• Task requirements: With the images removed, repeat the data below exactly.

# # # # #

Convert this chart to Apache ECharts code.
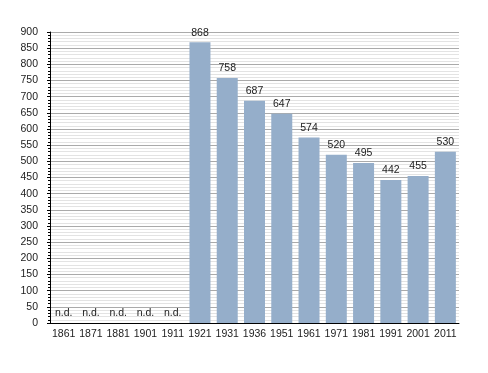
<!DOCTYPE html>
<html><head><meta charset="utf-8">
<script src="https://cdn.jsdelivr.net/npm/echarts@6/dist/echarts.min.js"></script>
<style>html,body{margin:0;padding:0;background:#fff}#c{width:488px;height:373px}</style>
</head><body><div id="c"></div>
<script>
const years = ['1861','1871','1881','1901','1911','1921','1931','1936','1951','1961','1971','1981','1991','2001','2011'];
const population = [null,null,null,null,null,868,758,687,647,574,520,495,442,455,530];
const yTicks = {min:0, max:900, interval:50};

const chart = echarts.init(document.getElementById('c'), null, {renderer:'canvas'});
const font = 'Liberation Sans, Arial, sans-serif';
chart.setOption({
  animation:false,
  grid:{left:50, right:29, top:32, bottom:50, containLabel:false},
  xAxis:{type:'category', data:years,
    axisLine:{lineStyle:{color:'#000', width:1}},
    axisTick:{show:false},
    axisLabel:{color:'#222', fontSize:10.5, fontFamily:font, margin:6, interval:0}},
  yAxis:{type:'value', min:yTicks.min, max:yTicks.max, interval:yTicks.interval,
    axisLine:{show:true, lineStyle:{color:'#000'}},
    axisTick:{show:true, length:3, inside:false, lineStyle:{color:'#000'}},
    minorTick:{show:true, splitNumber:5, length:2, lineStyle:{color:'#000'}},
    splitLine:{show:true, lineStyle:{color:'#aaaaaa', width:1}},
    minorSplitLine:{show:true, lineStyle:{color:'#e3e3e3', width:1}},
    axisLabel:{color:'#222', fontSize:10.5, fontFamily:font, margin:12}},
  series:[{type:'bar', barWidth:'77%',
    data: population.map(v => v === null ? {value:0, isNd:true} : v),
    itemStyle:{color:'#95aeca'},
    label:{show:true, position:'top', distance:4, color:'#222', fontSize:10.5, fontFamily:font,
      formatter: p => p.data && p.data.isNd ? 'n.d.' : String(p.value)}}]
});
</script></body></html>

# # # # #

• Result for this exercise:
Convert this chart to Apache ECharts code.
<!DOCTYPE html>
<html><head><meta charset="utf-8">
<script src="https://cdn.jsdelivr.net/npm/echarts@6/dist/echarts.min.js"></script>
<style>html,body{margin:0;padding:0;background:#fff}#c{width:488px;height:373px}</style>
</head><body><div id="c"></div>
<script>
const years = ['1861','1871','1881','1901','1911','1921','1931','1936','1951','1961','1971','1981','1991','2001','2011'];
const population = [null,null,null,null,null,868,758,687,647,574,520,495,442,455,530];
const yTicks = {min:0, max:900, interval:50};

const chart = echarts.init(document.getElementById('c'), null, {renderer:'canvas'});
const font = 'Liberation Sans, Arial, sans-serif';
chart.setOption({
  animation:false,
  grid:{left:50, right:29, top:32, bottom:50, containLabel:false},
  xAxis:{type:'category', data:years,
    axisLine:{lineStyle:{color:'#000', width:1}},
    axisTick:{show:false},
    axisLabel:{color:'#222', fontSize:10.5, fontFamily:font, margin:6, interval:0}},
  yAxis:{type:'value', min:yTicks.min, max:yTicks.max, interval:yTicks.interval,
    axisLine:{show:true, lineStyle:{color:'#000'}},
    axisTick:{show:true, length:3, inside:false, lineStyle:{color:'#000'}},
    minorTick:{show:true, splitNumber:5, length:2, lineStyle:{color:'#000'}},
    splitLine:{show:true, lineStyle:{color:'#aaaaaa', width:1}},
    minorSplitLine:{show:true, lineStyle:{color:'#e3e3e3', width:1}},
    axisLabel:{color:'#222', fontSize:10.5, fontFamily:font, margin:12}},
  series:[{type:'bar', barWidth:'77%',
    data: population.map(v => v === null ? {value:0, isNd:true} : v),
    itemStyle:{color:'#95aeca'},
    label:{show:true, position:'top', distance:4, color:'#222', fontSize:10.5, fontFamily:font,
      formatter: p => p.data && p.data.isNd ? 'n.d.' : String(p.value)}}]
});
</script></body></html>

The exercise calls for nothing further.